Biography al-Farabi

A prominent thinker of East, Abu Nasir al-Farabi was born in 870 in Farab city (now famous as Otrar), situated at the place of Aris river flowing into Syr Darya river (which corresponds nowadays to Otrarskiy region of the Eastern Kazakhstan). As the word “tarhan” included in his full name Abu Nasr Muhammad ibn Muhammad ibn Tarhan ibn Uzlag al-Farabi at-Turki depicts, he by birth was representative of one of Turks’ privileged layers. During 9th and 10th centuries Otrar city was a big political, cultural and commercial center, acting as junction point on the Grate Silk Road caravan ways that connected Medieval Europe with Asia. The main body of his knowledge Abu Nasr acquired in Otrar. In this city to the age of 20 there he has had an opportunity to get acquainted with philosophical and scientific works belonging to one of the richest libraries of the time (it was considered second after legendary Alexandria library as far as the number of books and hand righting was concerned). Then he studied and worked in Bukhara, Samarqand, for a long period stayed in Baghdad that was cultural and political center of Arabian Caliphate. The last years of his life were spent in Cairo, Aleppo and Damascus enjoying a lot of appreciation. In Damascus in December, 950 eighty years-old al-Farabi passed away.
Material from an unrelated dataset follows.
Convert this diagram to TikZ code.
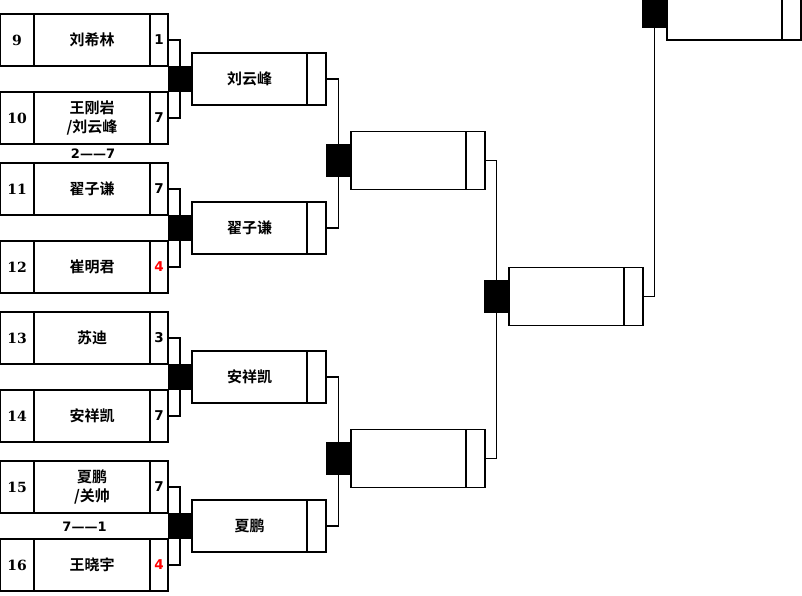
\documentclass[tikz,border=0pt]{standalone}
\usepackage{fontspec}
\setmainfont{DejaVu Sans}
\newfontfamily\cjkfont{Noto Sans CJK SC Bold}
\newfontfamily\seedfont{DejaVu Serif}
\usetikzlibrary{positioning}
\tikzset{
  box/.style={draw, line width=1.4pt, outer sep=0pt, inner sep=0pt},
  seedcell/.style={box, minimum width=34pt, minimum height=52pt,
    font=\seedfont\bfseries\fontsize{14}{14}\selectfont},
  namecell/.style={box, minimum width=116pt, minimum height=52pt, align=center,
    font=\cjkfont\fontsize{15}{19}\selectfont},
  scorecell/.style={box, minimum width=18pt, minimum height=52pt,
    font=\bfseries\fontsize{13.5}{14}\selectfont},
  winname/.style={box, minimum width=115pt, minimum height=#1,
    font=\cjkfont\fontsize{15}{19}\selectfont},
  winscore/.style={box, minimum width=19pt, minimum height=#1},
  joint/.style={fill=black, outer sep=0pt, inner sep=0pt, minimum width=24pt, minimum height=26pt},
  bigjoint/.style={joint, minimum width=25pt, minimum height=33pt},
  link/.style={line width=1.7pt},
  gaptext/.style={font=\bfseries\fontsize{13}{13}\selectfont}
}
\begin{document}
\begin{tikzpicture}[x=1pt, y=-1pt]
  \useasboundingbox (0,0) rectangle (802,595);
  \clip (0,0) rectangle (802,595);
  % first round
  \foreach \s/\y/\n/\p/\c in {9/14/{刘希林}/1/black, 10/92/{王刚岩\\/刘云峰}/7/black,
      11/163/{翟子谦}/7/black, 12/241/{崔明君}/4/red, 13/312/{苏迪}/3/black,
      14/390/{安祥凯}/7/black, 15/461/{夏鹏\\/关帅}/7/black, 16/539/{王晓宇}/4/red}{
    \node[seedcell, anchor=north west] (seed\s) at (0,\y) {\s};
    \node[namecell, right=0pt of seed\s] (name\s) {\n};
    \node[scorecell, right=0pt of name\s, text=\c] (score\s) {\p};
  }
  \node[gaptext] (gapa) at (93,154) {2——7};
  \node[gaptext] (gapb) at (84.5,527) {7——1};
  % second round
  \foreach \i/\y/\n in {a/79/{刘云峰}, b/228/{翟子谦}, c/377/{安祥凯}, d/526/{夏鹏}}{
    \node[joint] (ja\i) at (180,\y) {};
    \node[winname=52pt, right=0pt of ja\i] (r2\i) {\n};
    \node[winscore=52pt, right=0pt of r2\i] (r2\i s) {};
  }
  \draw[link] (score9.east) -| (jaa.north);
  \draw[link] (score10.east) -| (jaa.south);
  \draw[link] (score11.east) -| (jab.north);
  \draw[link] (score12.east) -| (jab.south);
  \draw[link] (score13.east) -| (jac.north);
  \draw[link] (score14.east) -| (jac.south);
  \draw[link] (score15.east) -| (jad.north);
  \draw[link] (score16.east) -| (jad.south);
  % third round
  \foreach \i/\y in {a/160.5, b/458.5}{
    \node[bigjoint] (jb\i) at (338.5,\y) {};
    \node[winname=58pt, right=0pt of jb\i] (r3\i) {};
    \node[winscore=58pt, right=0pt of r3\i] (r3\i s) {};
  }
  \draw[link] (r2as.east) -| (jba.north);
  \draw[link] (r2bs.east) -| (jba.south);
  \draw[link] (r2cs.east) -| (jbb.north);
  \draw[link] (r2ds.east) -| (jbb.south);
  % fourth round and final
  \node[bigjoint] (jc) at (496.5,296.5) {};
  \node[winname=58pt, right=0pt of jc] (r4) {};
  \node[winscore=58pt, right=0pt of r4] (r4s) {};
  \draw[link] (r3as.east) -| (jc.north);
  \draw[link] (r3bs.east) -| (jc.south);
  \node[bigjoint] (jd) at (654.5,11) {};
  \node[winname=58pt, right=0pt of jd] (r5) {};
  \node[winscore=58pt, right=0pt of r5] (r5s) {};
  \draw[link] (r4s.east) -| (jd.south);
\end{tikzpicture}
\end{document}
It worth noting that Al-Farabi had an opportunity to get acquainted with the books of Aristo, Plato and other ancient philosophers in theirs original language which enabled him to become one of the founders of Peripatetic philosophy in the East. It was because of this that he was titled as “The Second Theacher” with Aristo being the First. He left to us a huge scientific heritage, including about 200 treatises encompassing fairly diverse branches of knowledge – he commented upon Aristotelian “Categories”, “The Hermeneutics”, “Topics”, “Analytics” (its 1st and 2nd parts), “On Sophistical Refutations”, “Rhetoric”, “Organon” and “Poetics”, as well as upon “Isagogy” of Porphyries and further works of different ancient thinkers. The most famous of Farabi’s original works is considered to be his treatise “The pearls of Wisdom”, “The Ideas of the Citizens of the Virtuous City”, “The Philosophical Treatises” and “The Grand Book on Music” with the last bringing him fame especially in Europe.

In the Medieval Europe translations of al-Farabi’s works to Latin and Hebrew appeared since very early times (12-13th centuries), and in 1930-1932 the translation of the first part of “The Grand Book on Music” to French was published in Paris by a French scientist Erlangen.

The name of al-Farabi has entered the history of world science and culture. Undoubtedly his works possessed a grate influence upon European Renaissance and acted as a connecting bridge being to draw together Eastern and Western cultures and philosophies.